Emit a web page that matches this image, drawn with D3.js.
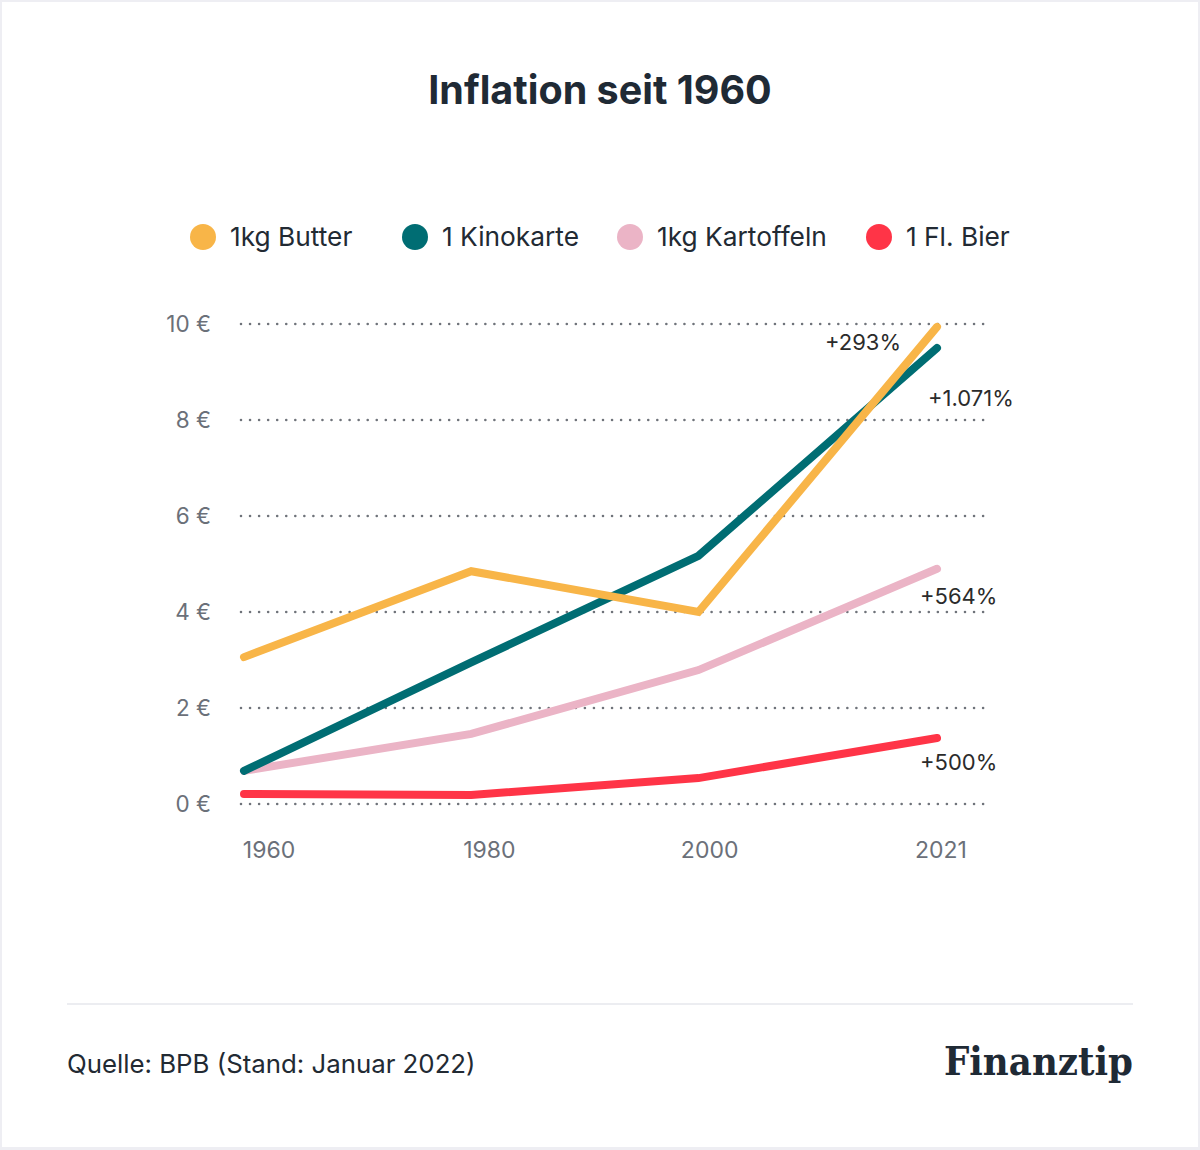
<!DOCTYPE html>
<html><head><meta charset="utf-8">
<script src="https://cdn.jsdelivr.net/npm/d3@7"></script>
<style>html,body{margin:0;padding:0;background:#eeeef3;}svg{display:block;}</style>
</head><body>
<script>
const years = [1960, 1980, 2000, 2021];
const yearLabels = ["1960", "1980", "2000", "2021"];
const yTicks = [0, 2, 4, 6, 8, 10];
const seriesNames = ["1kg Butter", "1 Kinokarte", "1kg Kartoffeln", "1 Fl. Bier"];
const butter = [3.06, 4.85, 4.0, 9.94];
const kinokarte = [0.69, 2.95, 5.17, 9.5];
const kartoffeln = [0.69, 1.46, 2.79, 4.9];
const bier = [0.21, 0.19, 0.54, 1.375];
const changes = ["+293%", "+1.071%", "+564%", "+500%"];
const colors = ["#f8b548", "#006d73", "#ebb4c6", "#ff3447"];

const W = 1200, H = 1150;
const svg = d3.select("body").append("svg").attr("width", W).attr("height", H);
svg.append("rect").attr("x", 0).attr("y", 0).attr("width", W).attr("height", H).attr("fill", "#eeeef3");
svg.append("rect").attr("x", 2).attr("y", 2).attr("width", 1196).attr("height", 1145).attr("fill", "#fff");

const font = "Inter, 'Noto Sans', sans-serif";

svg.append("text").attr("x", 600).attr("y", 104).attr("text-anchor", "middle")
  .attr("font-family", font).attr("font-weight", 700).attr("font-size", 39.5)
  .attr("fill", "#1f2a35").text("Inflation seit 1960");

// legend
const legendX = [203, 415, 630, 879];
const lg = svg.append("g");
seriesNames.forEach((n, i) => {
  lg.append("circle").attr("cx", legendX[i]).attr("cy", 237).attr("r", 13).attr("fill", colors[i]);
  lg.append("text").attr("x", legendX[i] + 27).attr("y", 246).attr("font-family", font)
    .attr("font-size", 26.3).attr("fill", "#222a33").text(n);
});

const x = d3.scaleLinear().domain([1960, 2021]).range([244, 937]);
const y = d3.scaleLinear().domain([0, 10]).range([804, 324]);

// grid
const grid = svg.append("g");
yTicks.forEach(t => {
  grid.append("line").attr("x1", 241).attr("x2", 988).attr("y1", y(t)).attr("y2", y(t))
    .attr("stroke", "#6f737a").attr("stroke-width", 2.6).attr("stroke-linecap", "round")
    .attr("stroke-dasharray", "0 9.05");
  grid.append("text").attr("x", 211).attr("y", y(t) + 8).attr("text-anchor", "end")
    .attr("font-family", font).attr("font-size", 22.5).attr("fill", "#6b7079").text(t + " €");
});

// x labels
const xLabelPos = d3.scaleLinear().domain([1960, 2021]).range([269, 941]);
years.forEach((yr, i) => {
  svg.append("text").attr("x", xLabelPos(yr)).attr("y", 858).attr("text-anchor", "middle")
    .attr("font-family", font).attr("font-size", 23).attr("fill", "#6b7079").text(yearLabels[i]);
});

const line = d3.line().x((d, i) => x(years[i])).y(d => y(d));
const data = [bier, kartoffeln, kinokarte, butter];
const dataColors = [colors[3], colors[2], colors[1], colors[0]];
data.forEach((s, i) => {
  svg.append("path").attr("d", line(s)).attr("fill", "none").attr("stroke", dataColors[i])
    .attr("stroke-width", 8).attr("stroke-linecap", "round").attr("stroke-linejoin", "miter");
});

// annotations
const annPos = [[825, 350], [928, 406], [920, 604], [920, 770]];
changes.forEach((c, i) => {
  svg.append("text").attr("x", annPos[i][0]).attr("y", annPos[i][1]).attr("font-family", font)
    .attr("font-size", 22).attr("fill", "#2b2b2b").text(c);
});

// footer
svg.append("line").attr("x1", 67).attr("x2", 1133).attr("y1", 1004).attr("y2", 1004)
  .attr("stroke", "#e6e7ec").attr("stroke-width", 1.5);
svg.append("text").attr("x", 67).attr("y", 1073).attr("font-family", font).attr("font-size", 25.8)
  .attr("fill", "#222a33").text("Quelle: BPB (Stand: Januar 2022)");
svg.append("text").attr("x", 944).attr("y", 1075).attr("font-family", "'DejaVu Serif', serif")
  .attr("font-weight", 700).attr("font-size", 39).attr("fill", "#1f2a35")
  .attr("textLength", 189).attr("lengthAdjust", "spacingAndGlyphs").text("Finanztip");
</script>
</body></html>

--- --- ---

**INSTRUCTIONS FOR THE TASK**:
Set down the complete material exactly, but do not include the images.

**ANSWER FOR THIS EXERCISE**:
Emit a web page that matches this image, drawn with D3.js.
<!DOCTYPE html>
<html><head><meta charset="utf-8">
<script src="https://cdn.jsdelivr.net/npm/d3@7"></script>
<style>html,body{margin:0;padding:0;background:#eeeef3;}svg{display:block;}</style>
</head><body>
<script>
const years = [1960, 1980, 2000, 2021];
const yearLabels = ["1960", "1980", "2000", "2021"];
const yTicks = [0, 2, 4, 6, 8, 10];
const seriesNames = ["1kg Butter", "1 Kinokarte", "1kg Kartoffeln", "1 Fl. Bier"];
const butter = [3.06, 4.85, 4.0, 9.94];
const kinokarte = [0.69, 2.95, 5.17, 9.5];
const kartoffeln = [0.69, 1.46, 2.79, 4.9];
const bier = [0.21, 0.19, 0.54, 1.375];
const changes = ["+293%", "+1.071%", "+564%", "+500%"];
const colors = ["#f8b548", "#006d73", "#ebb4c6", "#ff3447"];

const W = 1200, H = 1150;
const svg = d3.select("body").append("svg").attr("width", W).attr("height", H);
svg.append("rect").attr("x", 0).attr("y", 0).attr("width", W).attr("height", H).attr("fill", "#eeeef3");
svg.append("rect").attr("x", 2).attr("y", 2).attr("width", 1196).attr("height", 1145).attr("fill", "#fff");

const font = "Inter, 'Noto Sans', sans-serif";

svg.append("text").attr("x", 600).attr("y", 104).attr("text-anchor", "middle")
  .attr("font-family", font).attr("font-weight", 700).attr("font-size", 39.5)
  .attr("fill", "#1f2a35").text("Inflation seit 1960");

// legend
const legendX = [203, 415, 630, 879];
const lg = svg.append("g");
seriesNames.forEach((n, i) => {
  lg.append("circle").attr("cx", legendX[i]).attr("cy", 237).attr("r", 13).attr("fill", colors[i]);
  lg.append("text").attr("x", legendX[i] + 27).attr("y", 246).attr("font-family", font)
    .attr("font-size", 26.3).attr("fill", "#222a33").text(n);
});

const x = d3.scaleLinear().domain([1960, 2021]).range([244, 937]);
const y = d3.scaleLinear().domain([0, 10]).range([804, 324]);

// grid
const grid = svg.append("g");
yTicks.forEach(t => {
  grid.append("line").attr("x1", 241).attr("x2", 988).attr("y1", y(t)).attr("y2", y(t))
    .attr("stroke", "#6f737a").attr("stroke-width", 2.6).attr("stroke-linecap", "round")
    .attr("stroke-dasharray", "0 9.05");
  grid.append("text").attr("x", 211).attr("y", y(t) + 8).attr("text-anchor", "end")
    .attr("font-family", font).attr("font-size", 22.5).attr("fill", "#6b7079").text(t + " €");
});

// x labels
const xLabelPos = d3.scaleLinear().domain([1960, 2021]).range([269, 941]);
years.forEach((yr, i) => {
  svg.append("text").attr("x", xLabelPos(yr)).attr("y", 858).attr("text-anchor", "middle")
    .attr("font-family", font).attr("font-size", 23).attr("fill", "#6b7079").text(yearLabels[i]);
});

const line = d3.line().x((d, i) => x(years[i])).y(d => y(d));
const data = [bier, kartoffeln, kinokarte, butter];
const dataColors = [colors[3], colors[2], colors[1], colors[0]];
data.forEach((s, i) => {
  svg.append("path").attr("d", line(s)).attr("fill", "none").attr("stroke", dataColors[i])
    .attr("stroke-width", 8).attr("stroke-linecap", "round").attr("stroke-linejoin", "miter");
});

// annotations
const annPos = [[825, 350], [928, 406], [920, 604], [920, 770]];
changes.forEach((c, i) => {
  svg.append("text").attr("x", annPos[i][0]).attr("y", annPos[i][1]).attr("font-family", font)
    .attr("font-size", 22).attr("fill", "#2b2b2b").text(c);
});

// footer
svg.append("line").attr("x1", 67).attr("x2", 1133).attr("y1", 1004).attr("y2", 1004)
  .attr("stroke", "#e6e7ec").attr("stroke-width", 1.5);
svg.append("text").attr("x", 67).attr("y", 1073).attr("font-family", font).attr("font-size", 25.8)
  .attr("fill", "#222a33").text("Quelle: BPB (Stand: Januar 2022)");
svg.append("text").attr("x", 944).attr("y", 1075).attr("font-family", "'DejaVu Serif', serif")
  .attr("font-weight", 700).attr("font-size", 39).attr("fill", "#1f2a35")
  .attr("textLength", 189).attr("lengthAdjust", "spacingAndGlyphs").text("Finanztip");
</script>
</body></html>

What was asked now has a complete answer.